How common are unstated admission requirements?

How common are unstated admission requirements?

Replies #6 through #9 of this thread discuss a situation where Georgia Tech’s web site does not indicate that calculus in high school is a requirement or recommendation for admission, but where an admissions officer there told a student that her application would not be looked at without calculus in high school:
http://talk.collegeconfidential.com/discussion/comment/21103726/#Comment_21103726

If this is common, then it could be part of what is driving the “freak out” about college admission credentials (trying to take every advanced and AP course possible, freaking out about getting one B grade, etc.) by students and tiger parents, since they do not really trust that the stated requirements and recommendations are the true ones.

Unstated admission requirements are probably more common around highly selective schools/ ivies. I understand the freakout but when it comes to highly selective/ivies,and even selective schools, where so many people are applying they have make a judgement call on who they want and why. However if your school doesn’t offer calculus they can’t hold that against you either.

However, I would expect a public school to be more transparent with this type of thing, such as stating something like (for this example) “if calculus is available to you in high school, it is highly recommended that you take it.”

This is unfortunately the reality of college admissions. Especially since colleges aren’t required to tell you why exactly you were rejected, it allows them to form these unstated rules. I’m not saying I agree with this policy (in fact I agree with you in how this shouldn’t be a thing) however there is nothing you can do to change the admissions process, and it’s one of those things you just have to accept.

The other thing to be careful of is the ‘an admissions person told me/told somebody that…’ anecdote. Both accuracy and context are critical here.

So, in the example cited above, IF the AO actually said ‘we will not even look at your application without calculus’, was it specific to that person (so it could have been ‘we know the school you go to, and the high achievers typically have Calc’)?

I think it unlikely in the extreme that an AO actually said flat out ‘we do not bother looking at any application that doesn’t have Calc in it’- unless they said it at a school like TJ*, where most 10th graders are already in Calc, and it was in the context of that school, GT is specific on the website that they consider the context of what is available to the student, and calculus is not always available.

The ‘freak out’ is more likely related to ambitious students recognizing that there ares simply too many applicants for each place, and having relatively few ways to try and stand out. So, the colleges make it clear that they like community involvement and hey, presto! everybody has 50 → 100 → 200! community service hours. The colleges want to see rigor? ok, I’ll show you rigor by taking every AP my school offers. You want leadership? I’ll invent a club if I have to. You want to ‘know’ me? right, so, I’ll bare my soul to you in my essay. And as each thing goes from a distinguishing factor to a standard offering, students keep looking for ways to say ‘I am the 17 year old you are looking for’. Every now and then a school languidly lifts a hand and says ‘but we don’t want an arms race’ - and then accepts primarily students who have won the arms race. The net result is that schools that were barely selective to the parent generation are now aspirational schools for their children, and to add insult to injury the whole generation get slagged for being slackers

*Thomas Jefferson School for Science and Technology, a public charter school in Northern Virginia, that has more than a dozen Intel semi finalists every year, the highest AP Calc BC performance in the US, etc.

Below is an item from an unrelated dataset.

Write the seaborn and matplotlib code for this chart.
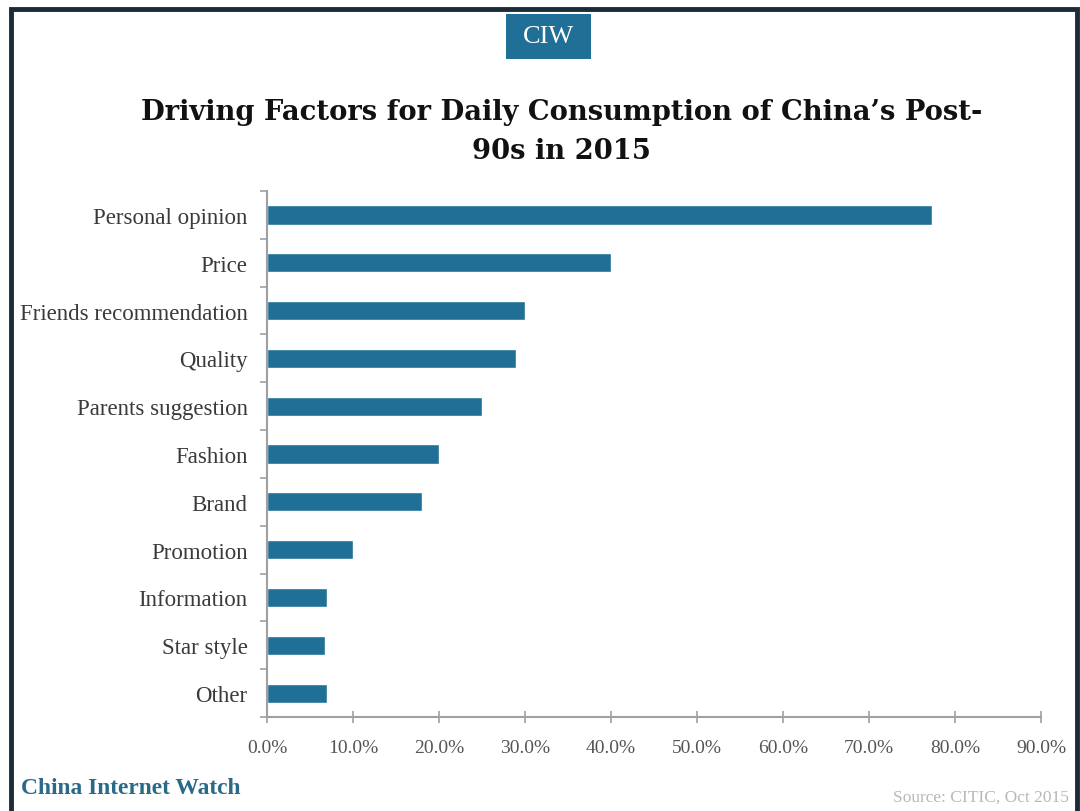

There’s also the possible context of applying to selective business and engineering programs, where calc may be especially valued, vs arts & sciences.

It’s still unclear to me what having the opportunity to take calc in high school means, or should mean, considering that the math track is set in middle school.

A reasonable interpretation is that (a) calculus is readily available in the high school, or at a nearby college without difficult scheduling / commuting problems, and (b) the student’s math placement in middle school put him/her on a track to complete precalculus by 11th grade, without having to cram summer courses or such to get on that track.

However, in some threads on similar subjects, some posters apparently believe that it is necessary to take more extreme measures (putting up with difficult scheduling / commuting problems to take calculus or more advanced math at a local college, even at the compromise of other academic course work, or cramming math courses in the summers to get on the track to reach calculus in high school).

What college admissions readers think in this respect is known only to them.